## WORK TO COMPLETE
For this exercise, repeat all of the material verbatim apart from its images.

## GIVEN DATA

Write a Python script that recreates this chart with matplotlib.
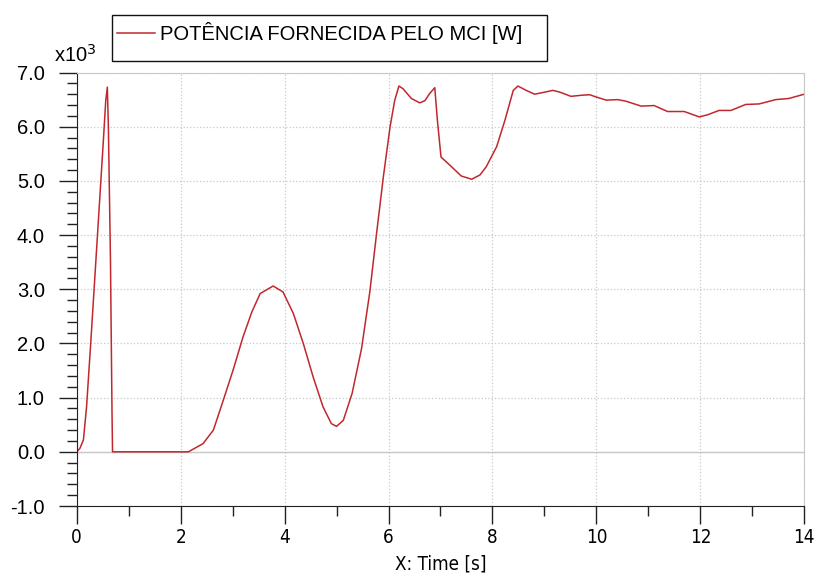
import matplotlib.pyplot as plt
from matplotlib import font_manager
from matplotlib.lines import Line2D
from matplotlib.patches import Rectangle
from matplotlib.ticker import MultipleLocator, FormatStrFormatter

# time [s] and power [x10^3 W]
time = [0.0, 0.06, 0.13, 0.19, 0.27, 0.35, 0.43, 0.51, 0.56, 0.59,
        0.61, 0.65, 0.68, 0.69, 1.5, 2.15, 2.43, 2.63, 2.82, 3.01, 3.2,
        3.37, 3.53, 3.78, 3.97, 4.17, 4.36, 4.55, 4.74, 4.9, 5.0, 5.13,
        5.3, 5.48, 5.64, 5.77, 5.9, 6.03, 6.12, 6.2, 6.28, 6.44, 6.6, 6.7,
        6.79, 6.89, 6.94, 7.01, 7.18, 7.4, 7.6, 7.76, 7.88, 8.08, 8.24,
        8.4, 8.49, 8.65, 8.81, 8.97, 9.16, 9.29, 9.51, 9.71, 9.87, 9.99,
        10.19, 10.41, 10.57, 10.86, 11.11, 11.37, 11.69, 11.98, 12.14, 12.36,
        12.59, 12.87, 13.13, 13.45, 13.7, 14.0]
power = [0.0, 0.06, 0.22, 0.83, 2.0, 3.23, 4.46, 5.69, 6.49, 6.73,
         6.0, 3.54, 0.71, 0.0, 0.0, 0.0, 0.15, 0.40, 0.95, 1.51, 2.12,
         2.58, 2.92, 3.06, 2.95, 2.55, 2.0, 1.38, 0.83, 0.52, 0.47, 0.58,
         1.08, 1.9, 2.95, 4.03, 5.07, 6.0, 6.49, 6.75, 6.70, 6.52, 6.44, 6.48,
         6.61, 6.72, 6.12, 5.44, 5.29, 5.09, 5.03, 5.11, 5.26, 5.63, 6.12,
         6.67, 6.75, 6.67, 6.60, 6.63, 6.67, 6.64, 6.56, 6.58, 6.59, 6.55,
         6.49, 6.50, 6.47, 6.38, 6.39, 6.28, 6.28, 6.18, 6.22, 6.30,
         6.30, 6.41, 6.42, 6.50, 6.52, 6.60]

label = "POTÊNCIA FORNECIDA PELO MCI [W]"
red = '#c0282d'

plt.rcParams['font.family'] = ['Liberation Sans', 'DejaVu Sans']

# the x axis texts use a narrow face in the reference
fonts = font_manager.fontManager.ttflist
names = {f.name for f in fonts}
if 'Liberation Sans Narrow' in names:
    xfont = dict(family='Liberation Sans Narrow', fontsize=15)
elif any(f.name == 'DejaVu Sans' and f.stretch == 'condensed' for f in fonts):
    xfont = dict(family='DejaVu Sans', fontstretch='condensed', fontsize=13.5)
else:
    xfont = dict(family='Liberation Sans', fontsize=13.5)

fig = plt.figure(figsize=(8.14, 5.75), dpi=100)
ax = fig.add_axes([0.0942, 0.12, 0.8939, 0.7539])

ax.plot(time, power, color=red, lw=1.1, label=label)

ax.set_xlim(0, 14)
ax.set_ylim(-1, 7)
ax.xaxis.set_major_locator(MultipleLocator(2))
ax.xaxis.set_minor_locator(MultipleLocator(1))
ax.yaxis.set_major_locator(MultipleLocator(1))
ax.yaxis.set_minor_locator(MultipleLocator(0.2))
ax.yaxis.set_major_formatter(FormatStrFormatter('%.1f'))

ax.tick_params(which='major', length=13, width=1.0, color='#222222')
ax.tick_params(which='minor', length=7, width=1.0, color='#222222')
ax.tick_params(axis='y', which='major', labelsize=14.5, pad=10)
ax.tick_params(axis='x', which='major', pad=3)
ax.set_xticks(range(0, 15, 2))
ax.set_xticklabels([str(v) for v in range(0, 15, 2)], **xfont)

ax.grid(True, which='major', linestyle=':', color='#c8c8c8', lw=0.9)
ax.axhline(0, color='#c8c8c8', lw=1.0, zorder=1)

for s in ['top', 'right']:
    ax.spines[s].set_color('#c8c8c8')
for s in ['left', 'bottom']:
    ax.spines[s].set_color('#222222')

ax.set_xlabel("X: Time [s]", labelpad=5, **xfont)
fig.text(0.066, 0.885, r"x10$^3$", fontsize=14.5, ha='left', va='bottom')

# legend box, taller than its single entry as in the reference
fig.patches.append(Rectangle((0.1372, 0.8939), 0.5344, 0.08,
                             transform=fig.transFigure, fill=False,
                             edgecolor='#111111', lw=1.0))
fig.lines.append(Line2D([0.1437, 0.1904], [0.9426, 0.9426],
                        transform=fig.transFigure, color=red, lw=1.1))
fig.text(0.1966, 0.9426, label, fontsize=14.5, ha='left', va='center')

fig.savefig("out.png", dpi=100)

## SOLUTION FOR THIS EXERCISE
Write a Python script that recreates this chart with matplotlib.
import matplotlib.pyplot as plt
from matplotlib import font_manager
from matplotlib.lines import Line2D
from matplotlib.patches import Rectangle
from matplotlib.ticker import MultipleLocator, FormatStrFormatter

# time [s] and power [x10^3 W]
time = [0.0, 0.06, 0.13, 0.19, 0.27, 0.35, 0.43, 0.51, 0.56, 0.59,
        0.61, 0.65, 0.68, 0.69, 1.5, 2.15, 2.43, 2.63, 2.82, 3.01, 3.2,
        3.37, 3.53, 3.78, 3.97, 4.17, 4.36, 4.55, 4.74, 4.9, 5.0, 5.13,
        5.3, 5.48, 5.64, 5.77, 5.9, 6.03, 6.12, 6.2, 6.28, 6.44, 6.6, 6.7,
        6.79, 6.89, 6.94, 7.01, 7.18, 7.4, 7.6, 7.76, 7.88, 8.08, 8.24,
        8.4, 8.49, 8.65, 8.81, 8.97, 9.16, 9.29, 9.51, 9.71, 9.87, 9.99,
        10.19, 10.41, 10.57, 10.86, 11.11, 11.37, 11.69, 11.98, 12.14, 12.36,
        12.59, 12.87, 13.13, 13.45, 13.7, 14.0]
power = [0.0, 0.06, 0.22, 0.83, 2.0, 3.23, 4.46, 5.69, 6.49, 6.73,
         6.0, 3.54, 0.71, 0.0, 0.0, 0.0, 0.15, 0.40, 0.95, 1.51, 2.12,
         2.58, 2.92, 3.06, 2.95, 2.55, 2.0, 1.38, 0.83, 0.52, 0.47, 0.58,
         1.08, 1.9, 2.95, 4.03, 5.07, 6.0, 6.49, 6.75, 6.70, 6.52, 6.44, 6.48,
         6.61, 6.72, 6.12, 5.44, 5.29, 5.09, 5.03, 5.11, 5.26, 5.63, 6.12,
         6.67, 6.75, 6.67, 6.60, 6.63, 6.67, 6.64, 6.56, 6.58, 6.59, 6.55,
         6.49, 6.50, 6.47, 6.38, 6.39, 6.28, 6.28, 6.18, 6.22, 6.30,
         6.30, 6.41, 6.42, 6.50, 6.52, 6.60]

label = "POTÊNCIA FORNECIDA PELO MCI [W]"
red = '#c0282d'

plt.rcParams['font.family'] = ['Liberation Sans', 'DejaVu Sans']

# the x axis texts use a narrow face in the reference
fonts = font_manager.fontManager.ttflist
names = {f.name for f in fonts}
if 'Liberation Sans Narrow' in names:
    xfont = dict(family='Liberation Sans Narrow', fontsize=15)
elif any(f.name == 'DejaVu Sans' and f.stretch == 'condensed' for f in fonts):
    xfont = dict(family='DejaVu Sans', fontstretch='condensed', fontsize=13.5)
else:
    xfont = dict(family='Liberation Sans', fontsize=13.5)

fig = plt.figure(figsize=(8.14, 5.75), dpi=100)
ax = fig.add_axes([0.0942, 0.12, 0.8939, 0.7539])

ax.plot(time, power, color=red, lw=1.1, label=label)

ax.set_xlim(0, 14)
ax.set_ylim(-1, 7)
ax.xaxis.set_major_locator(MultipleLocator(2))
ax.xaxis.set_minor_locator(MultipleLocator(1))
ax.yaxis.set_major_locator(MultipleLocator(1))
ax.yaxis.set_minor_locator(MultipleLocator(0.2))
ax.yaxis.set_major_formatter(FormatStrFormatter('%.1f'))

ax.tick_params(which='major', length=13, width=1.0, color='#222222')
ax.tick_params(which='minor', length=7, width=1.0, color='#222222')
ax.tick_params(axis='y', which='major', labelsize=14.5, pad=10)
ax.tick_params(axis='x', which='major', pad=3)
ax.set_xticks(range(0, 15, 2))
ax.set_xticklabels([str(v) for v in range(0, 15, 2)], **xfont)

ax.grid(True, which='major', linestyle=':', color='#c8c8c8', lw=0.9)
ax.axhline(0, color='#c8c8c8', lw=1.0, zorder=1)

for s in ['top', 'right']:
    ax.spines[s].set_color('#c8c8c8')
for s in ['left', 'bottom']:
    ax.spines[s].set_color('#222222')

ax.set_xlabel("X: Time [s]", labelpad=5, **xfont)
fig.text(0.066, 0.885, r"x10$^3$", fontsize=14.5, ha='left', va='bottom')

# legend box, taller than its single entry as in the reference
fig.patches.append(Rectangle((0.1372, 0.8939), 0.5344, 0.08,
                             transform=fig.transFigure, fill=False,
                             edgecolor='#111111', lw=1.0))
fig.lines.append(Line2D([0.1437, 0.1904], [0.9426, 0.9426],
                        transform=fig.transFigure, color=red, lw=1.1))
fig.text(0.1966, 0.9426, label, fontsize=14.5, ha='left', va='center')

fig.savefig("out.png", dpi=100)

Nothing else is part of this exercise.